Amid a growing debate on whether governments should ramp up infrastructure spending to help restore growth or instead focus on paying down debt, the authors suggest an alternative approach of simply “living with the debt” for those countries with ample fiscal space.
For nations such as South Korea and Australia, governments could consider paying down public debt “opportunistically,” simply allowing the debt ratio to decline through growth, rather than raising taxes or cutting otherwise productive government expenditure. This is because for such nations, “the distortive cost of policies to deliberately pay down the debt is likely to exceed the crisis-insurance benefit from lower debt,” the authors suggest.
However, should such nations enjoy an asset price boom, such as seen previously with Australia’s mining boom, “the message must be that they should seize the opportunity to pay down public debt” rather than blowing it all on lavish spending.
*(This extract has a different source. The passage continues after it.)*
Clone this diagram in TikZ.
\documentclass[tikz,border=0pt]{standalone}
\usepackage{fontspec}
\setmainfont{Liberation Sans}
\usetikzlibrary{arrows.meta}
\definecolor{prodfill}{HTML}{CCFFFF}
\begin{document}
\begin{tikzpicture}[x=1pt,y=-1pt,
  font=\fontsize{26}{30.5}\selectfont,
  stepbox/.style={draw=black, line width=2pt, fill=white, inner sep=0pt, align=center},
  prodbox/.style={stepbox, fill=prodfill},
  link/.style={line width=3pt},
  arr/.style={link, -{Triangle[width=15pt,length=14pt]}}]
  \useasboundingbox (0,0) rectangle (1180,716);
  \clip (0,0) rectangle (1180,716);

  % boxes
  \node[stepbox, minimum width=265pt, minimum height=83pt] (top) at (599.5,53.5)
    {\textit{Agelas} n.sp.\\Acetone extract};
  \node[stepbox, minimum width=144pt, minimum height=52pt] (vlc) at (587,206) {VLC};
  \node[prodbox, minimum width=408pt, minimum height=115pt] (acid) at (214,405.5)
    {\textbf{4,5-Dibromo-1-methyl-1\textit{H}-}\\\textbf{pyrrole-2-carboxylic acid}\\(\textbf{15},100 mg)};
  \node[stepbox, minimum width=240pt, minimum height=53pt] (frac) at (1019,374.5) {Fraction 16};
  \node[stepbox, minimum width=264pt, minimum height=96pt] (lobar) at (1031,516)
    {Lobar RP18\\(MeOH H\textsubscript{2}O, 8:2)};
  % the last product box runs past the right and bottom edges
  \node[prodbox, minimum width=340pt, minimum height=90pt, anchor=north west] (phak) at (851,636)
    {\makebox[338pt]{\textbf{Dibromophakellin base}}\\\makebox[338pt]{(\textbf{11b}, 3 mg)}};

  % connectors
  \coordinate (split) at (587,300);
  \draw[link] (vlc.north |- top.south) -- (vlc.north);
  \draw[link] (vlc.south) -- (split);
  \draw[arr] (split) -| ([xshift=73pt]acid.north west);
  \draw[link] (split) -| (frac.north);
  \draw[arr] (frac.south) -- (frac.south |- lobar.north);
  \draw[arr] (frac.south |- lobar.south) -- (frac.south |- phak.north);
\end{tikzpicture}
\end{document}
“Debt should be used to smooth the taxes necessary to finance lumpy government expenditures,” the authors state, suggesting that governments debt-finance projects where the social marginal product “earns at least the market interest rate.”
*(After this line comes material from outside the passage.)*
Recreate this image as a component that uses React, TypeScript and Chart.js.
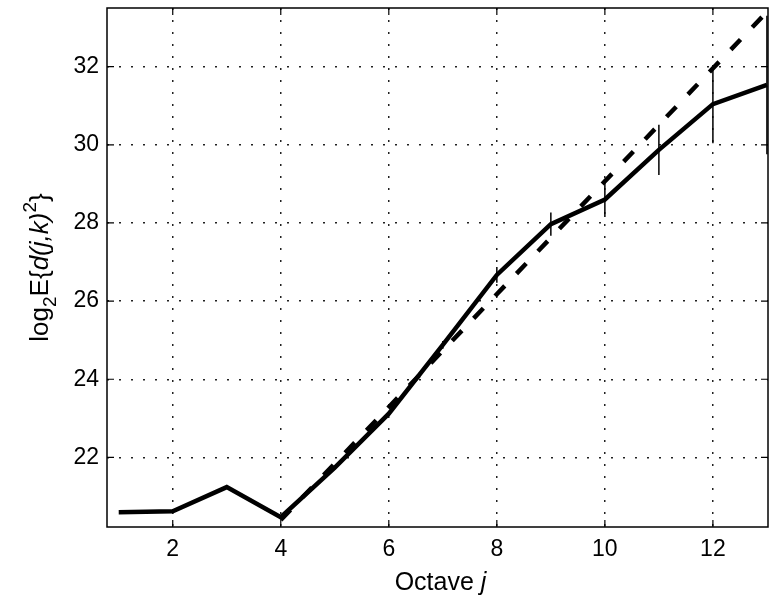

But before policymakers start rushing out to build the infamous “bridges to nowhere,” the authors warn that a high debt level “represents a deadweight burden on the economy, reducing both its investment potential and its growth prospects.” This is because a higher debt level and associated taxation burden crimps public and private investment, thereby slowing economic growth.
“Stress testing public-sector balance sheets is essential to form judgments at the country level of what constitutes a safe public sector debt level,” they argue. Should a “shock” occur with public debt already high, the troubled nation may face a heavy penalty as sovereign risk premiums rise, and in extreme cases “a shutout from markets would ensue,” the authors warn.
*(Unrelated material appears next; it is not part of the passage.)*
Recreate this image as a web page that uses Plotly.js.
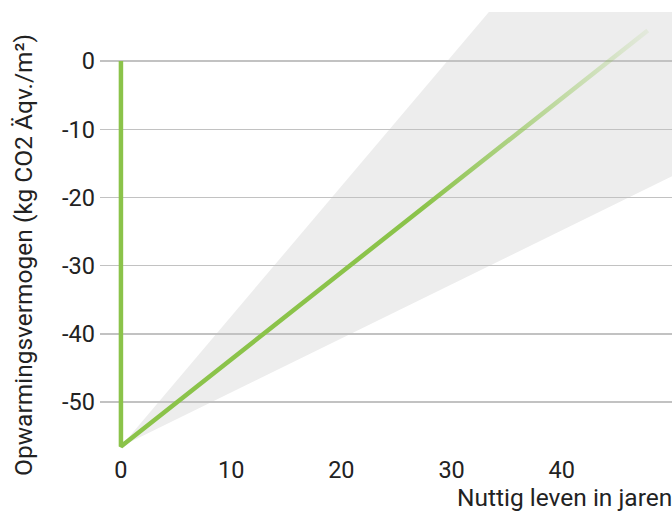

“There is no one-size-fits-all message: be it to pay down the debt to reduce the risk of a funding crisis or to live with the debt, letting the debt ratio decline organically through growth. Countries in the yellow and red zones in terms of fiscal space will not be in a position to ‘live with the debt’. But nor is it the case that countries with ample space – those firmly in the green zone – should rush to pay down their debt,” the authors conclude.
For the Asia-Pacific’s less indebted nations, the message appears to be that government borrowings for infrastructure spending are worthwhile, even at the cost of higher debt. With both South Korea and Australia’s central banks recently cutting official interest rates to record lows to spur increased activity, the unofficial IMF support for increased government spending could prove valuable.
But for Japan, with gross public debt at an estimated 230 percent of GDP (net government debt is a relatively more manageable 130 percent), the authors indicate that the additional fiscal consolidation publicly promised by Tokyo is essential.
According to a recent report by the McKinsey Global Institute, China’s total debt burden has also soared to some 282 percent of GDP, much of it linked to a faltering property market.
As the IMF’s deputy managing director Mitsuhiro Furusawa noted at a recent Tokyo event, “aging populations and falling birth rates are shrinking labor forces in more and more countries, [causing] economic growth to drop. Sound fiscal management becomes more challenging in the face of these demographic changes,” including for Japan, South Korea, Hong Kong, Singapore and China.
Furusawa called for “growth-friendly fiscal policy” measures, such as spending on infrastructure, education, healthcare and social safety nets, while shifting taxes to those that are “least distortionary,” with a focus on consumption and property, and broadening tax bases.
Debt might not always be bad, but most of Asia will be hoping to stay in the “green zone” for a while longer.